Both women feel they were born gay, but fought against it because such relationships were considered unnatural by society of that time.
"When I grew up, girls were to sew and cook and clean," Sevcik said. "Society was so against being gay. You had to be careful."
"The kids played sports, did everything other kids did," Baranovich added. "They are straight."
"Straight parents make gay children," Sevcik said jokingly.
They moved to Carson City in 2001. Decades of living in Seattle's depressing weather drove them to a sunny climate.
"We thought we had found heaven," Baranovich said.
They have kept their relationship hidden from all but their closest friends.
They also have made a point of never showing affection in public.
They did volunteer work during the height of the AIDS epidemic in Seattle, and grew sad as almost all the men they tried to help died.
"We are ordinary," Baranovich said. "We are not a threat to any heterosexual couple. I don't know why they should be threatened by our relationship."
ARGUMENTS FOR, AGAINST
The Lambda challenge to Nevada's heterosexual-only marriage law is based on the U.S. Constitution's 14th Amendment and its clause that "no state (shall) deny to any person within its jurisdiction the equal protection of the laws."
Peter Renn, a Lambda staff lawyer, contends there is growing support for gay marriage, citing a Gallup poll last year that found, for the first time, that a majority of Americans support gay and lesbian marriages.
"It is ridiculous for a state like Nevada that prides itself on libertarian roots to essentially try to be the boss in people's bedrooms," Renn said.

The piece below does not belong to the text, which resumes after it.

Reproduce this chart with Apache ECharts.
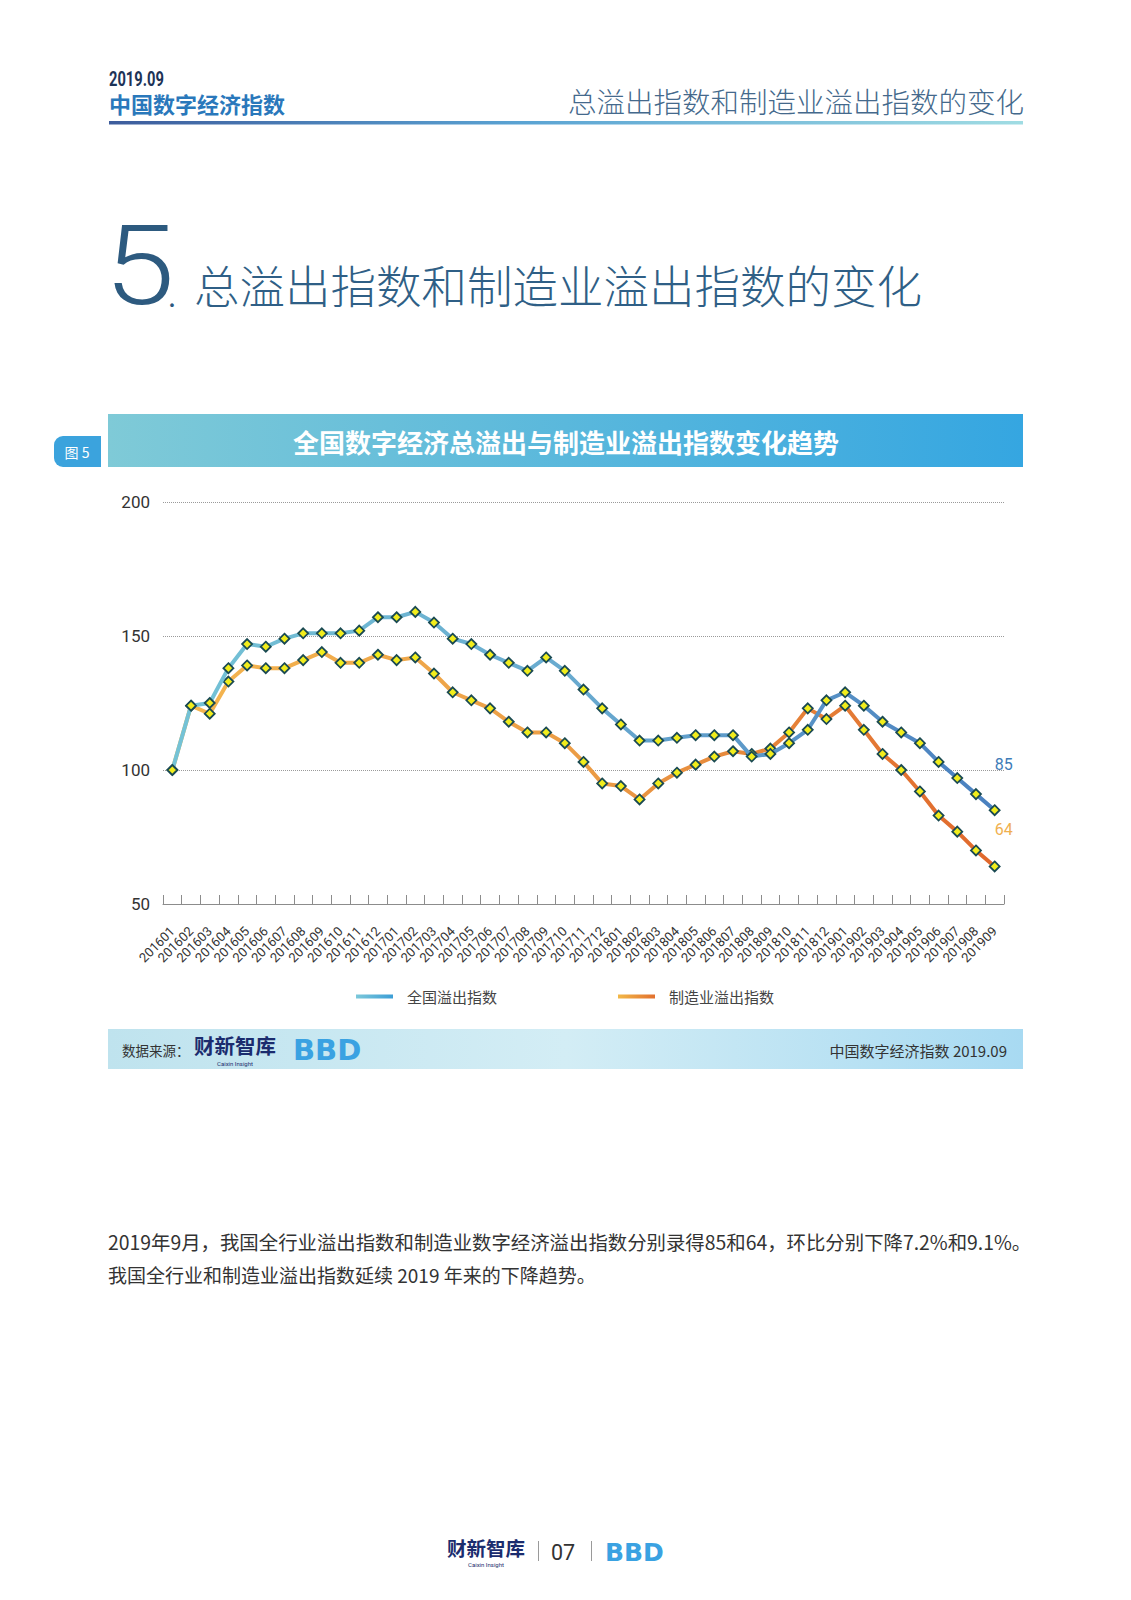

Independent American Party leader Janine Hansen, one of the leaders of the Protection of Marriage movement, hopes Gov. Brian Sandoval will follow voters' wishes and fight the Lambda challenge.
Nevada has until May 4 to make that decision.
Hansen won't discuss whether she thinks same-sex marriages are right or wrong, moral or immoral, and she won't discuss the specific situation of Sevcik and Baranovich. To her, it is a matter of upholding the public's wishes in passing the Protection of Marriage amendment restricting marriages to one man and one woman.
"The vote was overwhelming," Hansen said, noting more than two-thirds of voters approved the same-sex marriage ban in both 2000 and 2002.
"People in Nevada want traditional marriage. They have all the rights now as married couples with domestic partnerships. The only difference is one starts with a D and the other starts with an M."
But it's a no-brainer for Baranovich and Sevcik: A domestic partnership is sterile, and a marriage constitutes love.
When they heard that Lambda was considering challenging Nevada's Protection of Marriage amendment, they contacted the organization and asked to be part of the lawsuit.
They realized they were taking a bold step but believed the time had come to do their part to help other same-sex couples in Nevada.
Baranovich and Sevcik believe it is inevitable that same-sex marriages will be allowed throughout the United States someday, but for that to happen someone has to have the guts to challenge the law.
"How does our relationship affect the sanctity of heterosexual marriages?" Baranovich asked.